Come ben sappiamo, una delle cause più eclatanti del calo di selvaggina nelle nostre campagne è dovuto all’agricoltura intensiva. Non solo fitofarmaci e pesticidi, anche le monocolture possono provocare situazioni di degrado delle popolazioni selvatiche. Ne sono un esempio i grandi appezzamenti di mais, uno dei prodotti agricoli più coltivati al mondo per i molti usi alimentari e quelli energetici.
Uno studio del dipartimento di scienze biologiche dell’Università di Vienna e della stessa facoltà della Bishop's University, Québec, Canada ha analizzato gli effetti di questa coltura sulle lepri brune europee e concluso che ne stanno causando un inesorabile declino.
La pianta di mais, dal basso valore nutritivo, finisce infatti per causare gravi carenze di niacina e di amminoacidi essenziali nelle lepri. Carenze che sono emerse dalle analisi epatiche effettuate su esemplari cacciate. Inoltre contando le cicatrici placentari nelle femmine, è stato osservato un considerevole calo di numero di piccoli nati. I risultati mostrano un importante effetto negativo nell'area coltivata a mais sulle concentrazioni epatiche di niacina delle femmine e sulla loro funzione riproduttiva. La ridotta fecondita' delle femmine è stata individuata come la causa principale del progressivo declino di questa specie selvatica.

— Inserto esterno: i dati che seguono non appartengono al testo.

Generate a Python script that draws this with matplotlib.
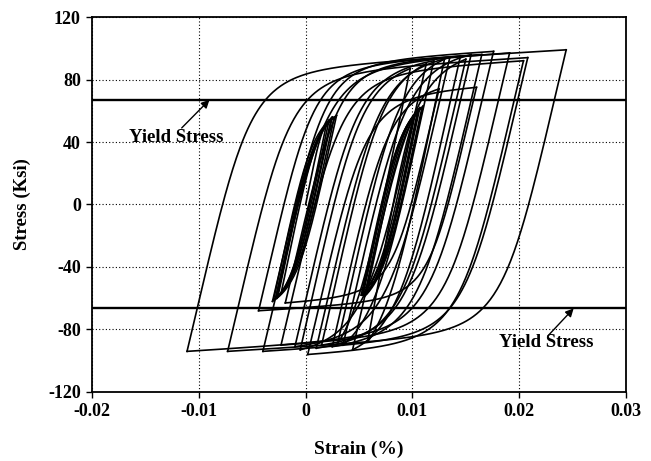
import numpy as np
import matplotlib
matplotlib.use("Agg")
import matplotlib.pyplot as plt

# ---------------- data ----------------
# reversal points of the cyclic stress-strain history (strain, stress in ksi)
rev_strain = [0.0,
              0.0020, -0.0023, 0.0022, -0.0026, 0.0025, -0.0028, 0.0027, -0.0030,
              0.0024, -0.0027, 0.0029, -0.0031,
              0.0176, -0.0111, 0.0244, -0.0073, 0.0208, -0.0040, 0.0191, -0.0023,
              0.0204, 0.0002, 0.0160, -0.0044, 0.0165, 0.0025, 0.0125, -0.0019,
              0.0145, 0.0044, 0.0150, 0.0010, 0.0135, -0.0010, 0.0120, 0.0035,
              0.0155, 0.0015, 0.0113, -0.0005, 0.0098, 0.0030, 0.0130, 0.0058,
              0.0103, 0.0054, 0.0106, 0.0052, 0.0109, 0.0055, 0.0107, 0.0057,
              0.0110, 0.0053, 0.0105, 0.0058]
rev_stress = [0.0,
              53, -57, 54, -59, 56, -60, 56, -61,
              55, -60, 57, -62,
              98, -94, 99, -94, 94, -94, 97, -90,
              92, -96, 75, -68, 96, -91, 74, -63,
              95, -93, 93, -92, 94, -91, 92, -90,
              96, -90, 90, -93, 87, -89, 93, -88,
              59, -57, 61, -58, 62, -59, 62, -57,
              63, -58, 60, -56]

yield_pos = 67
yield_neg = -66

x_ticks = [-0.02, -0.01, 0, 0.01, 0.02, 0.03]
x_labels = ["-0.02", "-0.01", "0", "0.01", "0.02", "0.03"]
y_ticks = [-120, -80, -40, 0, 40, 80, 120]
y_labels = ["-120", "-80", "-40", "0", "40", "80", "120"]

# material shape parameters (steel)
E_mod = 29000.0
b_hard = 0.014
R_shape = 3.6


def branch(e0, s0, e1, s1, n=300):
    """Menegotto-Pinto shaped branch between two reversal points."""
    de = e1 - e0
    ds = s1 - s0
    e_int = e0 + (ds - b_hard * E_mod * de) / (E_mod * (1 - b_hard))
    s_int = s0 + E_mod * (e_int - e0)
    e = np.linspace(e0, e1, n)
    xs = (e - e0) / (e_int - e0)
    xs = np.clip(xs, 0, None)
    ss = b_hard * xs + (1 - b_hard) * xs / (1 + xs ** R_shape) ** (1 / R_shape)
    s = s0 + ss * (s_int - s0)
    s = s0 + (s - s0) * ds / (s[-1] - s0)
    return e, s


plt.rcParams['font.family'] = ['Liberation Serif', 'DejaVu Serif']

fig = plt.figure(figsize=(6.51, 4.61), dpi=100)
ax = fig.add_axes([0.1413, 0.1497, 0.8203, 0.8134])

for i in range(len(rev_strain) - 1):
    e, s = branch(rev_strain[i], rev_stress[i], rev_strain[i + 1], rev_stress[i + 1])
    ax.plot(e, s, color='black', lw=1.2, solid_joinstyle='miter')

ax.axhline(yield_pos, color='black', lw=1.7)
ax.axhline(yield_neg, color='black', lw=1.7)

ax.set_xlim(-0.02, 0.03)
ax.set_ylim(-120, 120)
ax.set_xticks(x_ticks)
ax.set_xticklabels(x_labels)
ax.set_yticks(y_ticks)
ax.set_yticklabels(y_labels)
ax.grid(True, color='black', linestyle=(0, (1, 2)), lw=0.8)
for lab in ax.get_xticklabels() + ax.get_yticklabels():
    lab.set_fontweight('bold')
    lab.set_fontsize(13)
ax.tick_params(axis='both', direction='out', length=4, width=1, color='black', pad=4)
for sp in ax.spines.values():
    sp.set_linewidth(1.3)
    sp.set_color('black')

ax.set_xlabel("Strain (%)", fontsize=14, fontweight='bold', labelpad=15)
ax.set_ylabel("Stress (Ksi)", fontsize=13.5, fontweight='bold', labelpad=12)

ax.text(-0.0165, 43, "Yield Stress", fontsize=13.5, fontweight='bold',
        ha='left', va='center')
ax.annotate("", xy=(-0.0090, yield_pos), xytext=(-0.0116, 49),
            arrowprops=dict(arrowstyle='-|>', color='black', lw=1.0, mutation_scale=12,
                            shrinkA=0, shrinkB=0))
ax.text(0.0181, -88.5, "Yield Stress", fontsize=13.5, fontweight='bold',
        ha='left', va='center')
ax.annotate("", xy=(0.0251, yield_neg - 0.5), xytext=(0.0227, -84),
            arrowprops=dict(arrowstyle='-|>', color='black', lw=1.0, mutation_scale=12,
                            shrinkA=0, shrinkB=0))

fig.savefig("out.png", dpi=100)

Per ogni aumento del 10% della superficie coltivata a mais, la differenza tra i conteggi primaverili e autunnali delle lepri è calata in media di 2,2 lepri per 100 ettari. Più mais è stato coltivato in un sito di studio, minore è il numero di cicatrici uterine trovate nelle femmine. I dati disponibili danno la specie in drammatico declino in tutta Europa: Polonia, Danimarca, Croazia, Serbia, Germania, Austria, Bulgaria, Lussemburgo, Paesi Bassi, Slovacchia, Svizzera, Regno Unito. Per quanto riguardo l'Italia il rischio è limitato. Il mais infatti è coltivato in poche zone e non in maniera intensiva.